[Directive]: Pull each line containing "that" out of the data and copy it.

BEGIN Input records

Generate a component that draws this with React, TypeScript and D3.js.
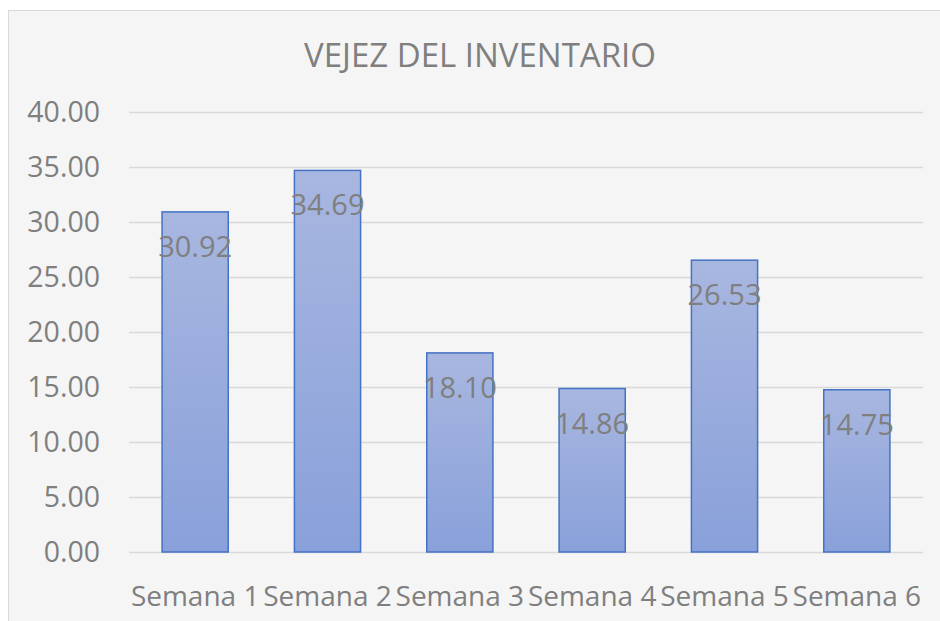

END Input records
BEGIN Input records

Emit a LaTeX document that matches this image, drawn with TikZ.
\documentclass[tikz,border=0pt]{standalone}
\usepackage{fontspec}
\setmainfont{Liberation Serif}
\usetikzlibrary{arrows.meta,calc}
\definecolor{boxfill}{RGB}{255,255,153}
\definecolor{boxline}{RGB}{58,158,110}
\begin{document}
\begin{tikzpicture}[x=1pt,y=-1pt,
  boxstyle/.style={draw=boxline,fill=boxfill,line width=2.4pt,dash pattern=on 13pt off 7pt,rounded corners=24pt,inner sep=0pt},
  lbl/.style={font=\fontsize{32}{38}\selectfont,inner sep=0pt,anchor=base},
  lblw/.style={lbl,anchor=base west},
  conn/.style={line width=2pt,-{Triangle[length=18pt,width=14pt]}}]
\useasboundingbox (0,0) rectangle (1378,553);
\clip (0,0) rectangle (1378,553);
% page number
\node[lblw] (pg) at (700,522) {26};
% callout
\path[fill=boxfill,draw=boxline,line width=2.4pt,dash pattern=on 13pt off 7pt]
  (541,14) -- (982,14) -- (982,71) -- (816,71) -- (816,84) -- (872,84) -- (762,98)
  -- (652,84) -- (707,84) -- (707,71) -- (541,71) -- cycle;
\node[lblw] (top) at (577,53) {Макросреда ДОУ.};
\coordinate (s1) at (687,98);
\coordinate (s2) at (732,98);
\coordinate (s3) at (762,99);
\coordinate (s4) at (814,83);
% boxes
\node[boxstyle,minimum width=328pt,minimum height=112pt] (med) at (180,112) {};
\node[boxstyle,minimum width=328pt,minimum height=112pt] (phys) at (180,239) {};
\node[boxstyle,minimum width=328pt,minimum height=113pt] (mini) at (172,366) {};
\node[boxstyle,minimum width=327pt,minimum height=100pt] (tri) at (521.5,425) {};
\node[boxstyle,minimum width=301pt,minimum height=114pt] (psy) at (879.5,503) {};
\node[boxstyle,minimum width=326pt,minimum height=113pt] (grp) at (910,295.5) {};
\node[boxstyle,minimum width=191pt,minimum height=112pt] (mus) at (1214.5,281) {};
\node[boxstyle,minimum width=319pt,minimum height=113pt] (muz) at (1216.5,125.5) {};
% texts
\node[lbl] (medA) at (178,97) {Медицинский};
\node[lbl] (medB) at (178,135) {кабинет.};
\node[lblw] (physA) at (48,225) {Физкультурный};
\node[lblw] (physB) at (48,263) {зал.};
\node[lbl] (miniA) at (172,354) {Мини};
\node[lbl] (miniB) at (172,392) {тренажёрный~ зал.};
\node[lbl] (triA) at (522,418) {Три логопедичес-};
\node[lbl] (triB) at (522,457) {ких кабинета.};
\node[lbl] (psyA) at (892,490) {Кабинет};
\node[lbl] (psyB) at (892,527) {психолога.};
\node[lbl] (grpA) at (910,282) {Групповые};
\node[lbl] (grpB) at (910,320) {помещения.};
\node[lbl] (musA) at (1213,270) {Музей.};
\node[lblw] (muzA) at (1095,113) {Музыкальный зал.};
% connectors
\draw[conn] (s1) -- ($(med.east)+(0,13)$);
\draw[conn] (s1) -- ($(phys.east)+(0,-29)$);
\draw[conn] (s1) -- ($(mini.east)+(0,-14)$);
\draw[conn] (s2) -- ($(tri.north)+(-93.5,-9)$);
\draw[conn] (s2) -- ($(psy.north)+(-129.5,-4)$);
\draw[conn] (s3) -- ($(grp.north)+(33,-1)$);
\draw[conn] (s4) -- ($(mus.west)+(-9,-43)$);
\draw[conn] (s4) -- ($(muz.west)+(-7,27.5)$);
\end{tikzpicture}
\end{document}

END Input records
BEGIN Input records

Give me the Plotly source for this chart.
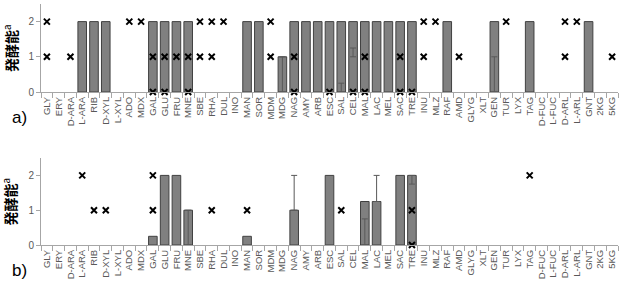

END Input records

[Reply to the exercise]:
Generate a component that draws this with React, TypeScript and D3.js.
Emit a LaTeX document that matches this image, drawn with TikZ.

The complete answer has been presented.